This is the definition of chutzpah. The price of any commodity, such as energy, is determined by supply and demand. By restricting increases in the supply of energy through regulation and litigation, Democrats have ensured that energy supplies cannot increase to keep pace with increased demand. Therefore, prices rise to bring the market to equilibrium. This is why energy prices have risen dramatically, but Democrats are blaming Republicans for it. This despite the fact that Republicans want to expand our energy supplies while Democrats do not. Like I said, chutzpah.
Democrats, as usual, blame capitalism. Economic laws (the "invisible hand") will dictate the private sector's activity, not politicians. The laws of economics are as immutable as the laws of physics, and no amount of politics can change that. So when Democrats make it impossibly costly to build additional refining capacity or drill or mine for new energy sources, prices will rise. But Democrats scream "gouging!" As we've noted before, there's no such thing as price gouging. If prices did not rise, then we'd have energy shortages (this is why shortages - long waits - exist in nationalized health care systems). Unfortunately, some Republicans are falling for the gouging myth.
Amid record-high earnings from oil companies, Senate Majority Leader Bill Frist Thursday ordered a Senate hearing with testimony from major oil company executives on why energy prices are high.Frist would do well to learn some economics to know that in a free market system, unless there is collusion (already illegal under anti-trust law), there can be no gouging.

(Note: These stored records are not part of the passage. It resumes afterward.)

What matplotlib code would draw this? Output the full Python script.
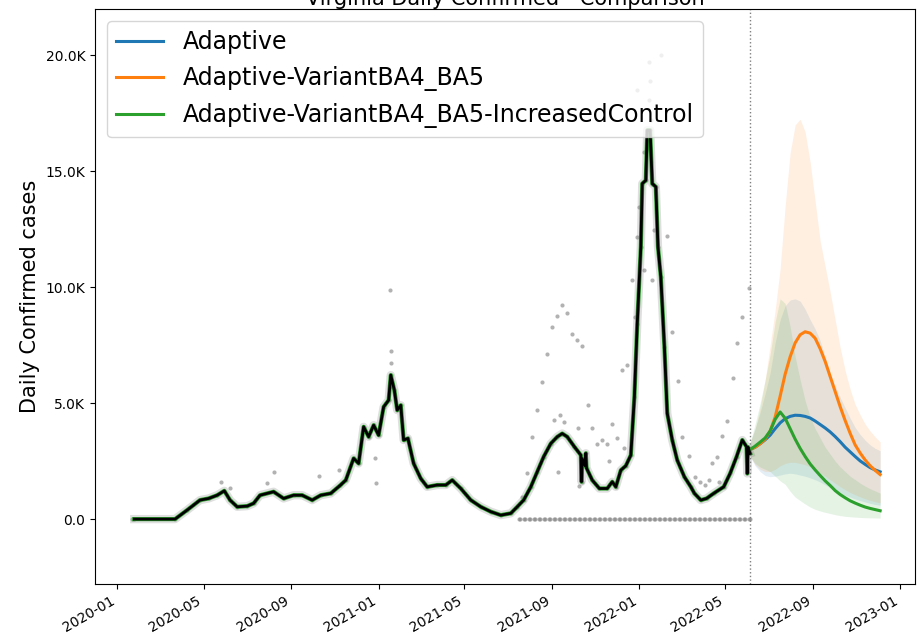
import pandas as pd
import numpy as np
import matplotlib
matplotlib.use("Agg")
import matplotlib.pyplot as plt
import matplotlib.dates as mdates
from matplotlib.ticker import FuncFormatter

# smoothed daily confirmed cases (black line)
hist_dates = ["2020-01-25","2020-03-22","2020-04-08","2020-04-26","2020-05-08","2020-05-20","2020-05-30",
              "2020-06-07","2020-06-17","2020-07-01","2020-07-10","2020-07-19","2020-08-07","2020-08-21",
              "2020-09-04","2020-09-16","2020-09-30","2020-10-12","2020-10-26","2020-11-08","2020-11-16",
              "2020-11-27","2020-12-04","2020-12-11","2020-12-18","2020-12-25","2021-01-01","2021-01-08",
              "2021-01-15","2021-01-18","2021-01-23","2021-01-27","2021-02-01","2021-02-05","2021-02-11",
              "2021-02-19","2021-03-01","2021-03-10","2021-03-24","2021-04-05","2021-04-14","2021-04-26",
              "2021-05-10","2021-05-24","2021-06-07","2021-06-21","2021-07-05","2021-07-14","2021-07-23",
              "2021-08-02","2021-08-11","2021-08-20","2021-08-30","2021-09-08","2021-09-15","2021-09-22",
              "2021-10-02","2021-10-11","2021-10-12","2021-10-13","2021-10-17","2021-10-18","2021-10-19",
              "2021-10-27","2021-11-06","2021-11-17","2021-11-24","2021-11-29","2021-12-06","2021-12-13",
              "2021-12-20","2021-12-25","2021-12-29","2022-01-03","2022-01-05","2022-01-10","2022-01-12",
              "2022-01-16","2022-01-19","2022-01-24","2022-01-27","2022-01-31","2022-02-05","2022-02-09",
              "2022-02-16","2022-02-23","2022-03-05","2022-03-14","2022-03-19","2022-03-28","2022-04-05",
              "2022-04-15","2022-04-29","2022-05-08","2022-05-17","2022-05-25","2022-05-31","2022-06-01",
              "2022-06-02","2022-06-05"]
hist_vals = [0,0,390,820,890,1030,1220,
             820,530,560,680,1030,1180,890,
             1030,1030,820,1030,1110,1450,1680,
             2620,2400,3980,3550,4050,3620,4840,
             5130,6210,5560,4700,4910,3410,3480,
             2400,1750,1390,1470,1470,1680,1320,
             820,530,320,170,250,530,820,
             1390,2040,2690,3260,3550,3690,3550,
             3120,2760,1610,2600,2300,2840,2200,
             1680,1320,1320,1610,1390,2110,2300,
             2760,5270,8430,11740,14470,14610,16770,
             16770,14470,14330,11740,10440,7430,4560,
             3410,2540,1820,1390,1110,820,890,
             1110,1390,1970,2690,3410,3120,1970,
             3100,2830]

# raw reported values that stand out from the curve (gray dots)
raw_dates = ["2020-01-22","2020-05-26","2020-06-07","2020-07-29","2020-08-07","2020-10-09","2020-11-06",
             "2020-12-27","2020-12-28","2021-01-17","2021-01-18","2021-01-19","2021-07-21","2021-07-28",
             "2021-08-04","2021-08-10","2021-08-18","2021-08-25","2021-08-31","2021-09-03","2021-09-08",
             "2021-09-09","2021-09-12","2021-09-15","2021-09-17","2021-09-22","2021-09-28","2021-10-06",
             "2021-10-07","2021-10-08","2021-10-13","2021-10-21","2021-10-26","2021-11-03","2021-11-10",
             "2021-11-16","2021-11-19","2021-11-24","2021-12-01","2021-12-08","2021-12-10","2021-12-15",
             "2021-12-22","2021-12-26","2021-12-28","2021-12-29","2021-12-31","2022-01-07","2022-01-08",
             "2022-01-14","2022-01-15","2022-01-16","2022-01-17","2022-01-19","2022-01-22","2022-01-31",
             "2022-02-09","2022-02-16","2022-02-24","2022-03-02","2022-03-12","2022-03-20","2022-03-27",
             "2022-04-03","2022-04-08","2022-04-13","2022-04-19","2022-04-22","2022-04-27","2022-05-04",
             "2022-05-12","2022-05-18","2022-05-25","2022-06-04"]
raw_vals = [0,1610,1330,1540,2040,1850,2110,
            2620,1570,9870,7240,6750,960,1970,
            3550,4700,5920,7100,8290,4270,8750,
            2010,4480,9220,4190,8910,7970,7740,
            3910,1420,7460,4940,3950,3260,3430,
            3220,2500,4120,3480,6450,3050,6640,
            10300,8720,12170,18490,13460,10730,15830,
            18060,19700,18900,17200,10300,12460,20000,
            12190,8090,5940,3560,2720,1820,1600,
            1450,1700,2430,2690,1600,3580,4220,
            6090,7600,8720,9970]

# days with nothing reported (weekends from mid 2021)
zero_start, zero_end = "2021-07-17", "2022-06-05"

# forecast, weekly
fc_dates = pd.date_range("2022-06-05", "2022-12-04", freq="7D")
adaptive = [3000,3100,3250,3420,3620,3900,4150,4330,4430,4480,4470,4430,4360,4230,
            4080,3930,3760,3560,3340,3100,2900,2700,2510,2360,2220,2120,2040]
adaptive_lo = [2700,2300,2050,1880,1830,1850,1900,1950,1980,1950,1900,1850,1780,1700,
               1600,1480,1350,1230,1120,1030,950,870,800,740,680,630,600]
adaptive_hi = [3300,3900,4600,5400,6300,7600,8600,9200,9450,9500,9400,9050,8600,8200,
               7700,7000,6300,5750,5250,4800,4350,3950,3650,3400,3200,3050,2950]
ba45 = [3000,3100,3250,3450,3800,4400,5300,6250,7000,7600,7950,8080,8020,7800,
        7350,6800,6150,5500,4850,4250,3700,3200,2850,2550,2300,2100,1920]
ba45_lo = [2700,2350,2150,2050,2050,2150,2300,2400,2450,2450,2400,2350,2250,2150,
           2000,1850,1700,1550,1400,1270,1150,1050,960,880,810,750,700]
ba45_hi = [3300,3900,4800,6000,7500,9000,10800,13500,15800,17000,17250,16700,15400,13700,
           12000,10900,9800,8600,7400,6400,5600,4950,4500,4100,3800,3550,3330]
ctrl = [3000,3150,3320,3500,3800,4300,4620,4350,3900,3450,3050,2700,2380,2120,
        1880,1650,1450,1230,1060,920,790,690,600,520,460,410,360]
ctrl_lo = [2700,2400,2250,2150,2050,1850,1650,1500,1200,950,800,650,520,420,
           350,290,240,190,150,120,100,85,70,60,55,50,45]
ctrl_hi = [3300,4100,5000,6000,7100,8500,9500,9300,8300,7000,6000,5100,4400,3900,
           3500,3100,2800,2500,2250,2050,1850,1700,1550,1420,1310,1210,1120]

names = ["Adaptive", "Adaptive-VariantBA4_BA5", "Adaptive-VariantBA4_BA5-IncreasedControl"]
colors = ["tab:blue", "tab:orange", "tab:green"]
forecast_start = "2022-06-05"

hist_d = pd.to_datetime(hist_dates)
raw_d = pd.to_datetime(raw_dates)
zero_d = pd.date_range(zero_start, zero_end, freq="W-SAT").append(
    pd.date_range(zero_start, zero_end, freq="W-SUN"))

fig = plt.figure(figsize=(9.17, 6.42), dpi=100)
ax = fig.add_axes([0.1036, 0.0903, 0.8944, 0.8957])

# observed data
ax.plot(hist_d, hist_vals, color="gray", lw=6, alpha=0.25, zorder=1)
ax.scatter(hist_d, hist_vals, s=9, color="gray", alpha=0.6, lw=0, zorder=1)
ax.scatter(raw_d, raw_vals, s=9, color="gray", alpha=0.6, lw=0, zorder=1)
ax.scatter(zero_d, np.zeros(len(zero_d)), s=9, color="gray", alpha=0.6, lw=0, zorder=1)

# fitted history (green on top of the others) + forecasts
series = [(adaptive, adaptive_lo, adaptive_hi), (ba45, ba45_lo, ba45_hi), (ctrl, ctrl_lo, ctrl_hi)]
for (mid, lo, hi), name, c in zip(series, names, colors):
    ax.fill_between(fc_dates, lo, hi, color=c, alpha=0.12, lw=0)
    ax.plot(fc_dates, mid, color=c, lw=2.2, label=name, zorder=3)
ax.plot(hist_d, hist_vals, color="tab:green", lw=3, zorder=2)
ax.plot(hist_d, hist_vals, color="black", lw=2, zorder=4)

ax.axvline(pd.Timestamp(forecast_start), color="gray", ls=":", lw=1)

ax.set_xlim(pd.Timestamp("2019-12-01"), pd.Timestamp("2023-01-22"))
ax.set_ylim(-2800, 22000)
ax.set_yticks([0, 5000, 10000, 15000, 20000])
ax.yaxis.set_major_formatter(FuncFormatter(lambda v, p: "0.0" if v == 0 else f"{v/1000:.1f}K"))
ax.xaxis.set_major_locator(mdates.MonthLocator(bymonth=[1, 5, 9]))
ax.xaxis.set_major_formatter(mdates.DateFormatter("%Y-%m"))
for lab in ax.get_xticklabels():
    lab.set_rotation(30)
    lab.set_ha("right")
ax.tick_params(labelsize=10)
ax.set_ylabel("Daily Confirmed cases", fontsize=15)
ax.set_title("Virginia Daily Confirmed - Comparison", fontsize=15, pad=3)
ax.legend(loc="upper left", fontsize=17)

plt.savefig("out.png", dpi=100)
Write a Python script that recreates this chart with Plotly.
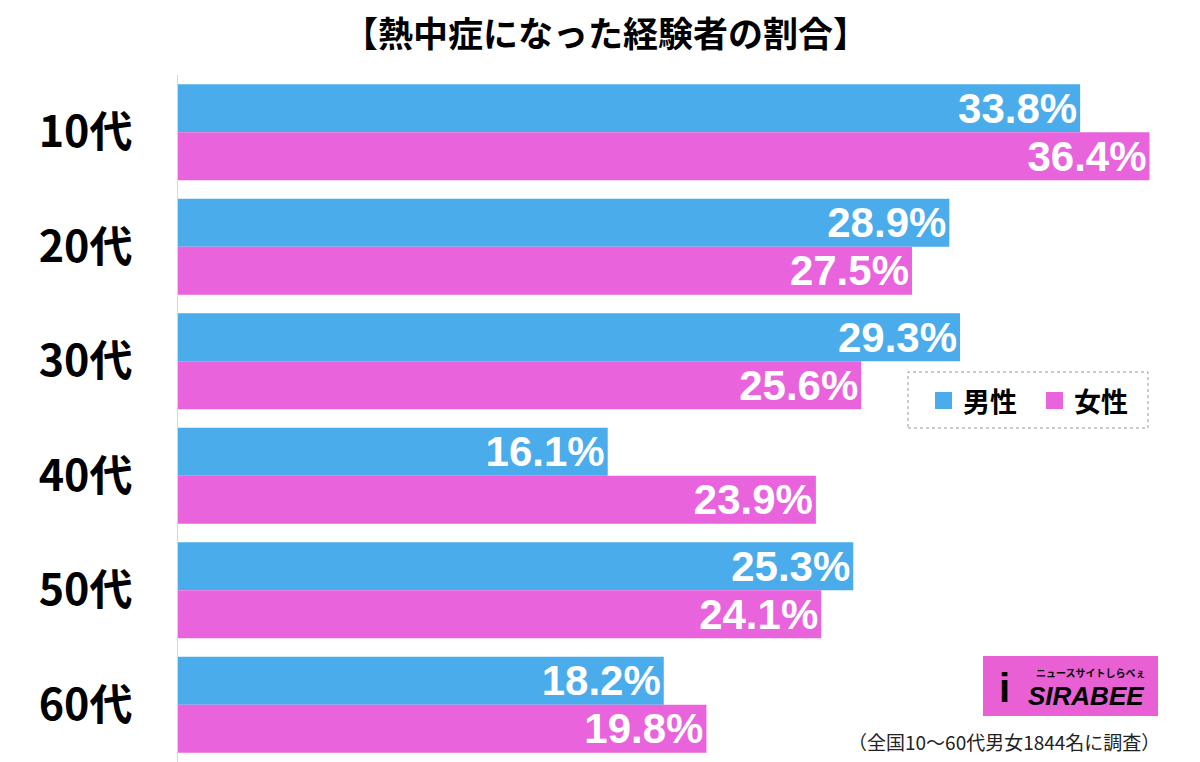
import plotly.graph_objects as go

categories = ["10代", "20代", "30代", "40代", "50代", "60代"]
male = [33.8, 28.9, 29.3, 16.1, 25.3, 18.2]
female = [36.4, 27.5, 25.6, 23.9, 24.1, 19.8]
series_names = ["男性", "女性"]
title_text = "【熱中症になった経験者の割合】"
footnote = "（全国10〜60代男女1844名に調査）"

BLUE = "#4aacea"
PINK = "#e963dc"
W, H = 1200, 762
L, R, T, B = 178, 0, 75, 0
pw, ph = W - L - R, H - T - B

def px_x(x):
    return (x - L) / pw

def px_y(y):
    return 1 - (y - T) / ph

fig = go.Figure()
for name, vals, col in [(series_names[0], male, BLUE), (series_names[1], female, PINK)]:
    fig.add_trace(go.Bar(
        y=categories, x=vals, name=name, orientation="h",
        marker=dict(color=col, line=dict(width=0)),
        text=[f"{v:.1f}%" for v in vals],
        textposition="inside", insidetextanchor="end",
        textfont=dict(color="white", size=42, family="Liberation Sans", weight="bold"),
        constraintext="none", cliponaxis=False, showlegend=False, hoverinfo="skip",
    ))

shapes = []
annotations = []
# legend box (dotted)
shapes.append(dict(type="rect", xref="paper", yref="paper",
                   x0=px_x(908), x1=px_x(1148), y0=px_y(428), y1=px_y(372),
                   line=dict(color="#999999", width=1, dash="dot"), fillcolor="white", layer="above"))
for i, (name, col) in enumerate([(series_names[0], BLUE), (series_names[1], PINK)]):
    sx = 935 + i * 111
    shapes.append(dict(type="rect", xref="paper", yref="paper",
                       x0=px_x(sx), x1=px_x(sx + 17), y0=px_y(409), y1=px_y(392),
                       line=dict(width=0), fillcolor=col, layer="above"))
    annotations.append(dict(text=name, xref="paper", yref="paper", x=px_x(sx + 26), y=px_y(400),
                            xanchor="left", yanchor="middle", showarrow=False,
                            font=dict(size=27, color="black", family="Noto Sans CJK JP", weight="bold")))

# logo
shapes.append(dict(type="rect", xref="paper", yref="paper",
                   x0=px_x(983), x1=px_x(1158), y0=px_y(716), y1=px_y(656),
                   line=dict(width=0), fillcolor="#e860d4", layer="above"))
annotations.append(dict(text="<i>SIRABEE</i>", xref="paper", yref="paper", x=px_x(1146), y=px_y(696),
                        xanchor="right", yanchor="middle", showarrow=False,
                        font=dict(size=26, color="black", family="Liberation Sans", weight="bold")))
annotations.append(dict(text="ニュースサイトしらべぇ", xref="paper", yref="paper", x=px_x(1148), y=px_y(672),
                        xanchor="right", yanchor="middle", showarrow=False,
                        font=dict(size=10, color="black", family="Noto Sans CJK JP", weight="bold")))
annotations.append(dict(text="<b>i</b>", xref="paper", yref="paper", x=px_x(1004), y=px_y(688),
                        xanchor="center", yanchor="middle", showarrow=False,
                        font=dict(size=40, color="black", family="Liberation Sans")))
# footnote
annotations.append(dict(text=footnote, xref="paper", yref="paper", x=px_x(1162), y=px_y(741),
                        xanchor="right", yanchor="middle", showarrow=False,
                        font=dict(size=19, color="#222222", family="Noto Sans CJK JP")))
# title
annotations.append(dict(text=title_text, xref="paper", yref="paper", x=px_x(605), y=px_y(31),
                        xanchor="center", yanchor="middle", showarrow=False,
                        font=dict(size=35, color="black", family="Noto Sans CJK JP", weight="bold")))

fig.update_layout(
    width=W, height=H,
    margin=dict(l=L, r=R, t=T, b=B, pad=0),
    paper_bgcolor="white", plot_bgcolor="white",
    barmode="group", bargap=0.162, bargroupgap=0,
    shapes=shapes, annotations=annotations,
    xaxis=dict(range=[0, pw / 26.69], showgrid=False, zeroline=False, showticklabels=False,
               showline=False, fixedrange=True),
    yaxis=dict(autorange="reversed", showgrid=False, zeroline=False, showline=True,
               linecolor="#d8d8d8", linewidth=1, ticks="", ticklabelstandoff=36, automargin=False,
               tickfont=dict(size=43, color="black", family="Noto Sans CJK JP", weight="bold")),
    font=dict(family="Noto Sans CJK JP"),
)

fig.write_html("out.html", post_script="document.body.style.margin='0';",
               config={"displayModeBar": False})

Besides, the government is the biggest energy profiteer of them all.
Due in part to substantial hikes in the federal gasoline excise tax in 1983, 1990, and 1993, annual tax revenues have continued to grow. Since 1977, governments collected more than $1.34 trillion, after adjusting for inflation, in gasoline tax revenues—more than twice the amount of domestic profits earned by major U.S. oil companies during the same period.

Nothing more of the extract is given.